While most of the students attending the annual event were seniors with some juniors sprinkled in, Hastings was one of the few sophomores taking advantage of a free event that counselors say is invaluable for getting a head start on a marathon experience often treated as a last-minute sprint.
It helps when your mother is a counselor, as Tonia Hastings has been for 16 years.
“Preparation is key,” said Tonia Hastings, who counsels at Seguin High School. “I was just telling him that we are doing our senior conferences at Seguin, and there are so many kids in their senior year who still aren’t sure what they want to do. But you need to know by the end of junior year. Once those applications open, it’s time to get started. I always invite our kids out just for exposure so they will understand how this all functions.”
A rite of fall, Arlington ISD College Night, held at the Mavericks Activity Center on the UTA campus, is where students can do quick-hit visits to booths of about 200 universities, community colleges and military institutions, such as the Air Force and Army.
Upon arrival, students are handed a bag large enough to fill with university brochures and pamphlets.
An invaluable function of College Night is the one-on-one students can have with college recruiters, providing information not found in the brochures, such as campus climate culture and is there really a Chick-fil-A in the student union.

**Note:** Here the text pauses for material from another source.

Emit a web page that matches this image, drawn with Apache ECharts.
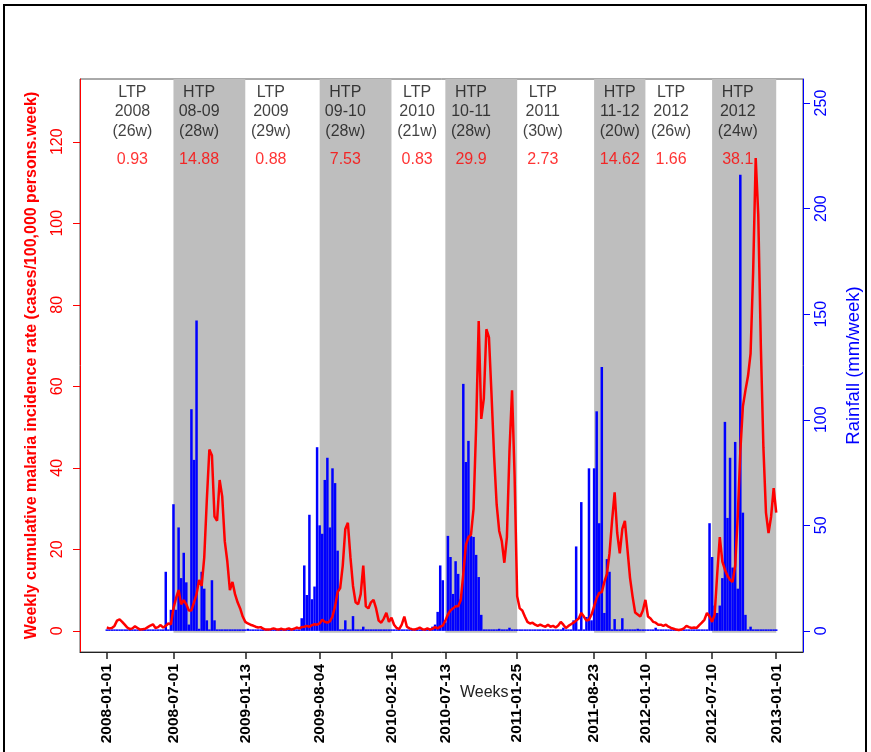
<!DOCTYPE html>
<html>
<head>
<meta charset="utf-8">
<script src="https://cdn.jsdelivr.net/npm/echarts@6/dist/echarts.min.js"></script>
<style>
html, body { margin: 0; padding: 0; background: #fff; }
#main { width: 871px; height: 752px; }
</style>
</head>
<body>
<div id="main"></div>
<script>
// one value per week, week 0 = 2008-01-01
var incidence = [
  0.8, 0.6, 0.7, 1.2, 2.5, 2.8, 2.2, 1.5, 0.8, 0.4,
  0.6, 1.1, 0.7, 0.3, 0.4, 0.5, 0.9, 1.3, 1.6, 0.7,
  0.9, 1.4, 0.8, 1.2, 1.8, 1.6, 5.5, 8, 10, 6.5,
  7.5, 6.5, 5, 5, 7, 9, 12.5, 11, 18, 32,
  44.5, 43, 28, 27, 37, 33, 22, 17, 10, 12,
  9, 7, 5.5, 3.5, 2.2, 1.8, 1.5, 1.3, 1.0, 0.8,
  0.9, 0.5, 0.3, 0.3, 0.4, 0.6, 0.4, 0.3, 0.5, 0.3,
  0.4, 0.6, 0.3, 0.5, 0.8, 0.6, 0.9, 1.0, 1.2, 1.0,
  1.4, 1.6, 1.5, 1.8, 2.7, 2.2, 2, 2.3, 3.5, 6,
  9.5, 10.5, 16, 25, 26.5, 18, 11, 7, 6.5, 9,
  16, 6, 5.5, 7, 7.6, 5.5, 2.5, 2, 3, 4.4,
  2.2, 3.2, 1.5, 0.7, 0.4, 1.5, 3.5, 1.0, 0.6, 0.4,
  0.3, 0.5, 0.8, 0.4, 0.3, 0.6, 0.3, 0.5, 0.9, 0.6,
  1.0, 1.3, 2.5, 4, 5, 5.5, 6, 6, 7.5, 14,
  21, 23, 23.6, 30, 50, 76, 52, 57, 74, 72,
  58, 43, 31, 24.5, 22, 16.7, 23, 44, 59, 38,
  8.5, 5.5, 5, 3.5, 2.2, 1.8, 2, 1.5, 1.2, 1.5,
  1.2, 1.0, 1.5, 1.0, 1.2, 0.8, 1.3, 2.2, 1.5, 0.7,
  1.2, 1.6, 2.0, 2.5, 3.0, 4.4, 3.5, 2.5, 2.7, 4,
  6, 8, 9.3, 9.5, 12, 14, 19, 27, 34, 24,
  19, 25, 27, 20, 13, 8.4, 4.5, 4, 3.5, 5,
  7.6, 3.5, 3, 2.2, 2, 1.5, 1.5, 1.2, 1.5, 1,
  0.7, 0.5, 0.3, 0.2, 0.3, 0.6, 1.2, 0.9, 0.7, 0.8,
  0.7, 1.4, 2, 2.7, 4.4, 3.5, 2.2, 4, 14, 23,
  17, 15, 13.5, 12.5, 12, 16, 28, 44, 55, 59,
  62.5, 68, 88, 116, 102, 70, 45, 29, 24, 28,
  35, 29
];

var rainfall = [
  0, 0, 0, 0, 0, 0, 0, 0, 0, 0,
  0, 0, 0, 0, 0, 0, 0, 0, 0, 0,
  0, 0, 0, 28, 0, 10, 60, 10, 49, 25,
  37, 23, 3, 105, 81, 147, 1, 28, 20, 5,
  0, 24, 5, 0, 0, 0, 0, 0, 0, 0,
  0, 0, 0, 0, 0, 1, 0, 0, 0, 0,
  0, 0, 0, 0, 0, 0, 0, 0, 0, 0,
  0, 0, 0, 0, 0, 0, 6, 31, 17, 55,
  15, 21, 87, 50, 46, 71.5, 82, 49, 77, 70,
  38, 0, 0, 5, 0, 0, 7, 0, 0, 0,
  2, 0, 0, 0, 0, 0, 0, 0, 0, 0,
  0, 0, 0, 0, 0, 0, 0, 0, 0, 0,
  0, 0, 0, 0, 0, 0, 0, 2, 3, 9,
  31, 24, 4, 45, 35, 17.5, 33, 27, 15, 117,
  80, 90, 45, 44.5, 36, 25.5, 7.6, 0, 0, 0,
  0, 0, 0, 1, 0, 0, 0, 1.5, 0, 0,
  0, 0, 0, 0, 0, 0, 0, 0, 0, 0,
  0, 0, 0, 0, 0, 0, 0, 0, 1.5, 0,
  0, 0, 5, 40, 0, 61, 0, 6.6, 77, 5,
  77, 104, 51, 125, 8.5, 34, 28, 0, 5.6, 0,
  0, 6, 0, 0, 0, 0, 0, 1, 0, 0,
  0, 0, 0, 0, 1.5, 0, 0, 0, 0, 0,
  0, 0, 0, 0, 0, 0, 0, 0, 0, 0,
  0, 0, 0, 0, 0, 51, 35, 12, 8.5, 12,
  25, 99, 53.5, 82, 30, 89.5, 20, 216, 56, 7.6,
  0, 2, 0, 0, 0, 0, 0, 0, 0, 0,
  0, 0
];

var tickWeeks = [0, 26, 54, 83, 111, 132, 160, 190, 210, 236, 261];
var tickLabels = ['2008-01-01', '2008-07-01', '2009-01-13', '2009-08-04', '2010-02-16',
  '2010-07-13', '2011-01-25', '2011-08-23', '2012-01-10', '2012-07-10', '2013-01-01'];

var periodType = ['LTP', 'HTP', 'LTP', 'HTP', 'LTP', 'HTP', 'LTP', 'HTP', 'LTP', 'HTP'];
var periodName = ['2008', '08-09', '2009', '09-10', '2010', '10-11', '2011', '11-12', '2012', '2012'];
var periodLength = [26, 28, 29, 28, 21, 28, 30, 20, 26, 24];
var periodRate = ['0.93', '14.88', '0.88', '7.53', '0.83', '29.9', '2.73', '14.62', '1.66', '38.1'];

var leftTicks = [0, 20, 40, 60, 80, 100, 120];
var rightTicks = [0, 50, 100, 150, 200, 250];

var font = 'Liberation Sans, Arial, sans-serif';
var yMin = -5.2, yMax = 135.4;

var linePts = incidence.map(function (v, i) { return [i, v]; });
var barPts = rainfall.map(function (v, i) { return [i, v]; });

// shaded high transmission periods, between consecutive tick dates
var areas = [];
for (var i = 0; i < periodType.length; i++) {
  if (periodType[i] === 'HTP') {
    areas.push([{ xAxis: tickWeeks[i], yAxis: -0.5 }, { xAxis: tickWeeks[i + 1], yAxis: yMax }]);
  }
}
var headPts = tickWeeks.slice(0, 10).map(function (w) { return [w + 10, 127.4]; });
var ratePts = tickWeeks.slice(0, 10).map(function (w) { return [w + 10, 115.6]; });

var chart = echarts.init(document.getElementById('main'));
chart.setOption({
  animation: false,
  backgroundColor: '#fff',
  textStyle: { fontFamily: font },
  title: {
    text: 'Weeks', left: 460, top: 685, padding: 0,
    textStyle: { fontSize: 16, fontWeight: 'normal', color: '#222', fontFamily: font }
  },
  graphic: [{
    type: 'rect', shape: { x: 4, y: 5, width: 862, height: 770 },
    style: { fill: 'none', stroke: '#000', lineWidth: 2 }, silent: true
  }],
  grid: { left: 80, right: 66, top: 79, bottom: 100, show: true, borderColor: '#555', borderWidth: 1 },
  xAxis: {
    type: 'value', min: -10.44, max: 271.44,
    splitLine: { show: false },
    axisLine: { onZero: false, lineStyle: { color: '#222' } },
    axisTick: { customValues: tickWeeks, length: 7, lineStyle: { color: '#222', width: 1.5 } },
    axisLabel: {
      customValues: tickWeeks, rotate: 90, margin: 12,
      fontSize: 15.5, fontWeight: 'bold', color: '#000', fontFamily: font,
      formatter: function (v) { return tickLabels[tickWeeks.indexOf(v)]; }
    }
  },
  yAxis: [{
    type: 'value', min: yMin, max: yMax, position: 'left',
    name: 'Weekly cumulative malaria incidence rate (cases/100,000 persons.week)',
    nameLocation: 'middle', nameGap: 40,
    nameTextStyle: { color: '#FF0000', fontWeight: 'bold', fontSize: 16, fontFamily: font },
    splitLine: { show: false },
    axisLine: { show: true, onZero: false, lineStyle: { color: '#FF0000' } },
    axisTick: { show: true, customValues: leftTicks, length: 7, lineStyle: { color: '#FF0000' } },
    axisLabel: { customValues: leftTicks, rotate: 90, margin: 14, fontSize: 16, color: '#FF0000', fontFamily: font }
  }, {
    type: 'value', min: -10, max: 261.4, position: 'right',
    name: 'Rainfall (mm/week)',
    nameLocation: 'middle', nameGap: 41,
    nameTextStyle: { color: '#0000FF', fontSize: 18.5, fontFamily: font },
    splitLine: { show: false },
    axisLine: { show: true, onZero: false, lineStyle: { color: '#0000FF' } },
    axisTick: { show: true, customValues: rightTicks, length: 7, lineStyle: { color: '#0000FF' } },
    axisLabel: { customValues: rightTicks, rotate: 90, margin: 11, fontSize: 16, color: '#0000FF', fontFamily: font }
  }],
  series: [{
    type: 'line', data: [], z: 1, silent: true,
    markArea: { silent: true, itemStyle: { color: '#BEBEBE' }, data: areas }
  }, {
    name: 'Rainfall', type: 'bar', yAxisIndex: 1, data: barPts, z: 2,
    barWidth: 2.5, barMinHeight: 1.5,
    itemStyle: { color: '#0000FF' }
  }, {
    name: 'Incidence', type: 'line', yAxisIndex: 0, data: linePts, z: 3,
    symbol: 'none', lineStyle: { color: '#FF0000', width: 2.5 }
  }, {
    type: 'scatter', data: headPts, symbolSize: 0, z: 4, silent: true,
    label: {
      show: true, position: 'inside', color: '#111', fontSize: 16, lineHeight: 19.5, fontFamily: font,
      formatter: function (p) {
        var k = p.dataIndex;
        return periodType[k] + '\n' + periodName[k] + '\n(' + periodLength[k] + 'w)';
      }
    }
  }, {
    type: 'scatter', data: ratePts, symbolSize: 0, z: 4, silent: true,
    label: {
      show: true, position: 'inside', color: '#FF0000', fontSize: 16, fontFamily: font,
      formatter: function (p) { return periodRate[p.dataIndex]; }
    }
  }]
});
</script>
</body>
</html>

The usual hot-button Texas universities – the University of Texas at Austin, Baylor, Texas A&M, UTA, and TCU – were all represented. There were also plenty of out-of-state schools such as Penn State, the University of Oregon and Full Sail University, a private Florida college focusing on film, media production, video game design, animation and other studies related to the media and entertainment industries.
Sharmaine Udoubak, a senior at Lamar, is considering Texas A&M but has an affinity for Brown, which she finds far more diverse in student body and curriculum.
“I’ve researched schools a lot, and being a cultural student, I’m not from America; I’m just really attracted to Brown because of its diversity,” said Udoubak, who is from Nigeria. “I want to study immigration law because we went through the whole immigration thing to get papers and stuff like that.”
Yet A&M is beckoning for two reasons: Her mother prefers it (closer to home; Brown is in Rhode Island), and she and her mom fell in love with the campus setting.
“You have to think about all these things when picking a school,” Uboubak said. “It’s a lot. How do you know what’s best for you?”
Tonia Hastings, the Seguin counselor, understands, which is why she is a proponent of starting the college search early.
“We know that ninth and tenth grade kids just don’t know the career choice or career path to go to,” she said. “But sometimes they will talk to an admissions officer or someone from a college and say, ‘You know what? This college has this feature that I like. I talked to this really nice person. I’m interested in this career field.’ It changes it for them and gives them a direction. Without exposure, they will have a harder time deciding what they want to do in school and in life.”
Seguin senior Myriam Bouayad knows. She’s eying computer science at UT. Tazyria Fields knows as well. The Arlington senior is set on Tarrant Community College, where she wants to earn an associate degree in business before moving on to a four-year university or entering her chosen profession.
“I’m in cosmetology and about to take the state exam to get my certification,” Fields said. “But I want to do more than work in a shop. I want to own it.”